- REQUIREMENT:
Skipping all pictures, set down the lines of the listing from the first through the one with "41.2, 42.6, 43.6];".

- INFORMATION PROVIDED:
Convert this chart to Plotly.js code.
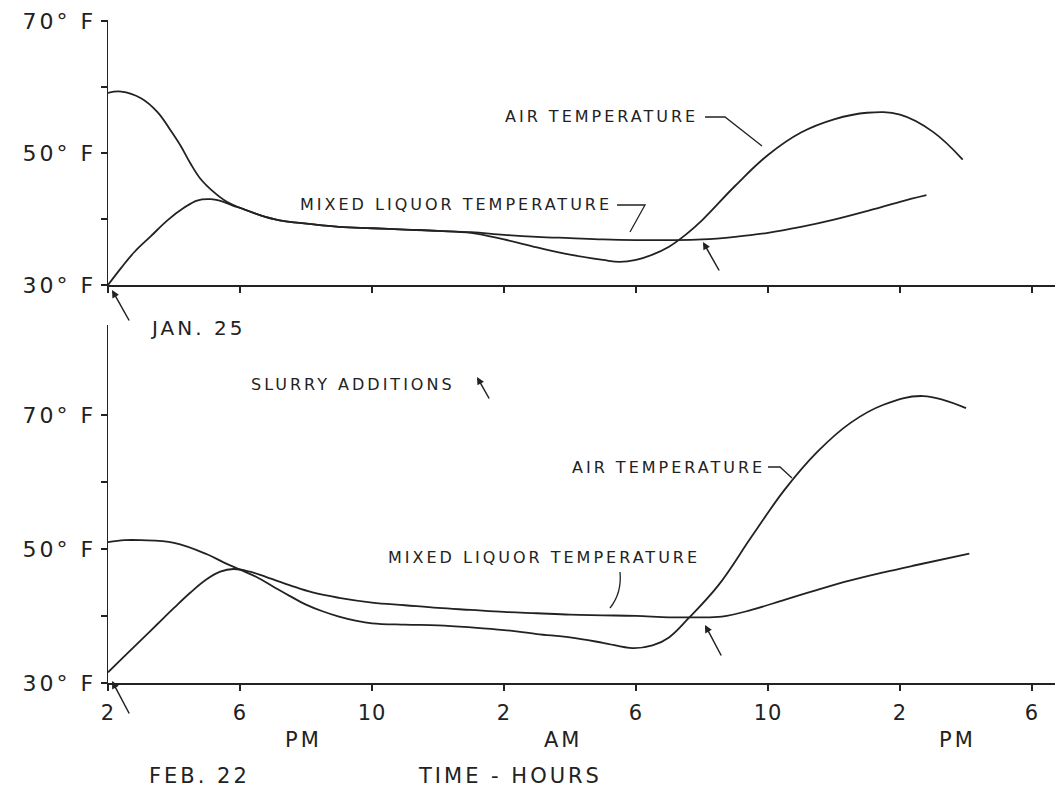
<!DOCTYPE html>
<html>
<head>
<meta charset="utf-8">
<script src="https://cdn.plot.ly/plotly-3.0.1.min.js"></script>
<style>
html,body{margin:0;padding:0;background:#fff;}
#chart{width:1059px;height:789px;}
text.annotation-text{letter-spacing:3px;}
.x2tick text{letter-spacing:1px;}
.ytick text,.y2tick text{letter-spacing:3px;}
</style>
</head>
<body>
<div id="chart"></div>
<script>
// ---- data (hours after 2 PM, temperature in °F) ----
const hourTicks = [0, 4, 8, 12, 16, 20, 24, 28];
const hourLabels = ['2', '6', '10', '2', '6', '10', '2', '6'];
const tempTicks = [30, 40, 50, 60, 70];
const tempLabels = ['30° F', '', '50° F', '', '70° F'];

// Jan. 25 (upper panel)
const jan25AirHours = [0, 0.4, 1.0, 1.5, 1.9, 2.2, 2.5, 2.8, 3.2, 3.6, 4.0, 4.6, 5.2, 5.8, 7.0, 8.0, 9.0, 10.0, 11.0, 12.0, 13.0, 14.0, 15.0, 15.5, 16.0, 16.5, 17.0, 17.5, 18.0, 19.0, 20.0, 21.0, 22.0, 23.0, 24.0, 25.0, 25.9];
const jan25AirTemp  = [59.1, 59.3, 58.3, 56.2, 53.4, 51.1, 48.4, 46.1, 44.1, 42.6, 41.7, 40.6, 39.8, 39.4, 38.8, 38.6, 38.4, 38.2, 37.9, 36.9, 35.7, 34.6, 33.8, 33.5, 33.8, 34.6, 35.8, 37.6, 39.8, 45.0, 49.7, 53.1, 55.1, 56.1, 55.8, 53.2, 49.0];
const jan25MixedHours = [0, 0.4, 0.8, 1.3, 1.8, 2.3, 2.7, 3.1, 3.5, 3.8, 4.0, 4.6, 5.2, 5.8, 7.0, 8.0, 9.0, 10.0, 11.0, 12.0, 13.0, 14.0, 15.0, 16.0, 17.0, 18.0, 19.0, 20.0, 21.0, 22.0, 23.0, 24.0, 24.8];
const jan25MixedTemp  = [30.0, 32.6, 35.0, 37.4, 39.8, 41.7, 42.8, 43.0, 42.6, 42.0, 41.7, 40.6, 39.8, 39.4, 38.8, 38.6, 38.4, 38.2, 38.0, 37.6, 37.3, 37.1, 36.9, 36.8, 36.8, 36.9, 37.3, 37.9, 38.8, 39.9, 41.2, 42.6, 43.6];

// Feb. 22 (lower panel)
const feb22AirHours = [0, 0.5, 1.0, 2.0, 3.0, 3.5, 4.0, 4.5, 5.0, 5.5, 6.0, 6.5, 7.0, 7.5, 8.0, 9.0, 10.0, 11.0, 12.0, 13.0, 14.0, 15.0, 15.9, 16.5, 17.0, 17.6, 18.5, 19.5, 20.5, 21.5, 22.5, 23.5, 24.7, 26.0];
const feb22AirTemp  = [51.0, 51.3, 51.3, 50.9, 49.2, 48.0, 46.9, 45.8, 44.4, 43.0, 41.7, 40.7, 39.9, 39.3, 38.9, 38.7, 38.6, 38.3, 37.9, 37.3, 36.8, 36.0, 35.2, 35.6, 36.8, 39.7, 44.6, 51.8, 58.8, 64.5, 68.8, 71.5, 72.8, 71.0];
const feb22MixedHours = [0, 0.5, 1.0, 1.5, 2.0, 2.5, 3.0, 3.4, 3.8, 4.3, 4.8, 5.5, 6.2, 7.0, 8.0, 9.0, 10.0, 11.0, 12.0, 13.0, 14.0, 15.0, 16.0, 17.0, 17.6, 18.6, 19.5, 20.5, 21.5, 22.5, 23.5, 24.5, 26.1];
const feb22MixedTemp  = [31.6, 34.0, 36.4, 38.8, 41.2, 43.5, 45.5, 46.6, 47.0, 46.6, 45.8, 44.6, 43.5, 42.7, 42.0, 41.6, 41.2, 40.9, 40.6, 40.4, 40.2, 40.1, 40.0, 39.8, 39.8, 39.9, 40.9, 42.4, 43.9, 45.3, 46.5, 47.6, 49.3];

// ---- styling / layout helpers ----
const INK = '#222';
const FONT = 'DejaVu Sans, Liberation Sans, sans-serif';
const lineStyle = {color: INK, width: 1.8, shape: 'spline', smoothing: 1.1};

function curve(x, y, xa, ya) {
  return {x: x, y: y, xaxis: xa, yaxis: ya, type: 'scatter', mode: 'lines',
          line: lineStyle, hoverinfo: 'skip', showlegend: false};
}

const traces = [
  curve(jan25AirHours, jan25AirTemp, 'x', 'y'),
  curve(jan25MixedHours, jan25MixedTemp, 'x', 'y'),
  curve(feb22AirHours, feb22AirTemp, 'x2', 'y2'),
  curve(feb22MixedHours, feb22MixedTemp, 'x2', 'y2')
];

// page-pixel -> paper helpers for decorations (plot area: x 108..1055, y 20..683)
const PX = p => (p - 108) / 947;
const PY = p => (683 - p) / 663;

function label(text, x, y, size, xanchor) {
  return {text: text, xref: 'paper', yref: 'paper', x: PX(x), y: PY(y),
          xanchor: xanchor || 'left', yanchor: 'middle', showarrow: false,
          font: {family: FONT, size: size || 16, color: INK}};
}
function arrow(x, y, ax, ay) {
  return {text: '', xref: 'paper', yref: 'paper', x: PX(x), y: PY(y),
          ax: ax, ay: ay, showarrow: true, arrowhead: 2, arrowsize: 1,
          arrowwidth: 1.5, arrowcolor: INK};
}
function leader(pts, curved) {
  let d;
  if (curved) {
    d = `M ${PX(pts[0][0])} ${PY(pts[0][1])} Q ${PX(pts[1][0])} ${PY(pts[1][1])} ${PX(pts[2][0])} ${PY(pts[2][1])}`;
  } else {
    d = pts.map((p, i) => (i ? 'L ' : 'M ') + PX(p[0]) + ' ' + PY(p[1])).join(' ');
  }
  return {type: 'path', xref: 'paper', yref: 'paper', path: d,
          line: {color: INK, width: 1.3}};
}

const annotations = [
  label('AIR TEMPERATURE', 503, 116),
  label('MIXED LIQUOR TEMPERATURE', 298, 204),
  arrow(703, 242, 17, 30),
  label('JAN. 25', 148, 328, 20),
  arrow(112, 290, 18, 32),
  label('SLURRY ADDITIONS', 249, 384),
  arrow(477, 377, 13, 23),
  label('AIR TEMPERATURE', 570, 467),
  label('MIXED LIQUOR TEMPERATURE', 386, 557),
  arrow(705, 625, 17, 32),
  arrow(112, 681, 18, 34),
  label('PM', 303, 740, 21, 'center'),
  label('AM', 563, 740, 21, 'center'),
  label('PM', 957, 740, 21, 'center'),
  label('FEB. 22', 199, 776, 21, 'center'),
  label('TIME - HOURS', 510, 776, 21, 'center')
];

const shapes = [
  leader([[705, 117], [725, 117], [762, 146]]),
  leader([[617, 205], [645, 205], [630, 232]]),
  leader([[768, 467], [780, 467], [792, 478]]),
  leader([[620, 572], [622, 593], [610, 608]], true)
];

const xCommon = {
  range: [0, 947 / 33], tickvals: hourTicks, ticktext: hourLabels,
  ticks: 'outside', ticklen: 6, tickwidth: 1.4, tickcolor: INK,
  showline: true, linecolor: INK, linewidth: 1.5,
  showgrid: false, zeroline: false, fixedrange: true,
  tickfont: {family: FONT, size: 21, color: INK}
};
const yCommon = {
  tickvals: tempTicks, ticktext: tempLabels,
  ticks: 'outside', ticklen: 6, tickwidth: 1.4, tickcolor: INK,
  showline: true, linecolor: INK, linewidth: 1.5,
  showgrid: false, zeroline: false, fixedrange: true,
  tickfont: {family: FONT, size: 22, color: INK}
};

const layout = {
  width: 1059, height: 789,
  margin: {l: 108, r: 4, t: 20, b: 106},
  paper_bgcolor: '#fff', plot_bgcolor: '#fff',
  showlegend: false,
  xaxis: Object.assign({}, xCommon, {domain: [0, 1], anchor: 'y', showticklabels: false}),
  yaxis: Object.assign({}, yCommon, {domain: [0.6003, 1], range: [30, 70.15], anchor: 'x'}),
  xaxis2: Object.assign({}, xCommon, {domain: [0, 1], anchor: 'y2', ticklabelstandoff: 4}),
  yaxis2: Object.assign({}, yCommon, {domain: [0, 0.54], range: [30, 83.4], anchor: 'x2'}),
  annotations: annotations,
  shapes: shapes
};

Plotly.newPlot('chart', traces, layout, {staticPlot: true, displayModeBar: false});
</script>
</body>
</html>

- RESPONSE BELOW:
Convert this chart to Plotly.js code.
<!DOCTYPE html>
<html>
<head>
<meta charset="utf-8">
<script src="https://cdn.plot.ly/plotly-3.0.1.min.js"></script>
<style>
html,body{margin:0;padding:0;background:#fff;}
#chart{width:1059px;height:789px;}
text.annotation-text{letter-spacing:3px;}
.x2tick text{letter-spacing:1px;}
.ytick text,.y2tick text{letter-spacing:3px;}
</style>
</head>
<body>
<div id="chart"></div>
<script>
// ---- data (hours after 2 PM, temperature in °F) ----
const hourTicks = [0, 4, 8, 12, 16, 20, 24, 28];
const hourLabels = ['2', '6', '10', '2', '6', '10', '2', '6'];
const tempTicks = [30, 40, 50, 60, 70];
const tempLabels = ['30° F', '', '50° F', '', '70° F'];

// Jan. 25 (upper panel)
const jan25AirHours = [0, 0.4, 1.0, 1.5, 1.9, 2.2, 2.5, 2.8, 3.2, 3.6, 4.0, 4.6, 5.2, 5.8, 7.0, 8.0, 9.0, 10.0, 11.0, 12.0, 13.0, 14.0, 15.0, 15.5, 16.0, 16.5, 17.0, 17.5, 18.0, 19.0, 20.0, 21.0, 22.0, 23.0, 24.0, 25.0, 25.9];
const jan25AirTemp  = [59.1, 59.3, 58.3, 56.2, 53.4, 51.1, 48.4, 46.1, 44.1, 42.6, 41.7, 40.6, 39.8, 39.4, 38.8, 38.6, 38.4, 38.2, 37.9, 36.9, 35.7, 34.6, 33.8, 33.5, 33.8, 34.6, 35.8, 37.6, 39.8, 45.0, 49.7, 53.1, 55.1, 56.1, 55.8, 53.2, 49.0];
const jan25MixedHours = [0, 0.4, 0.8, 1.3, 1.8, 2.3, 2.7, 3.1, 3.5, 3.8, 4.0, 4.6, 5.2, 5.8, 7.0, 8.0, 9.0, 10.0, 11.0, 12.0, 13.0, 14.0, 15.0, 16.0, 17.0, 18.0, 19.0, 20.0, 21.0, 22.0, 23.0, 24.0, 24.8];
const jan25MixedTemp  = [30.0, 32.6, 35.0, 37.4, 39.8, 41.7, 42.8, 43.0, 42.6, 42.0, 41.7, 40.6, 39.8, 39.4, 38.8, 38.6, 38.4, 38.2, 38.0, 37.6, 37.3, 37.1, 36.9, 36.8, 36.8, 36.9, 37.3, 37.9, 38.8, 39.9, 41.2, 42.6, 43.6];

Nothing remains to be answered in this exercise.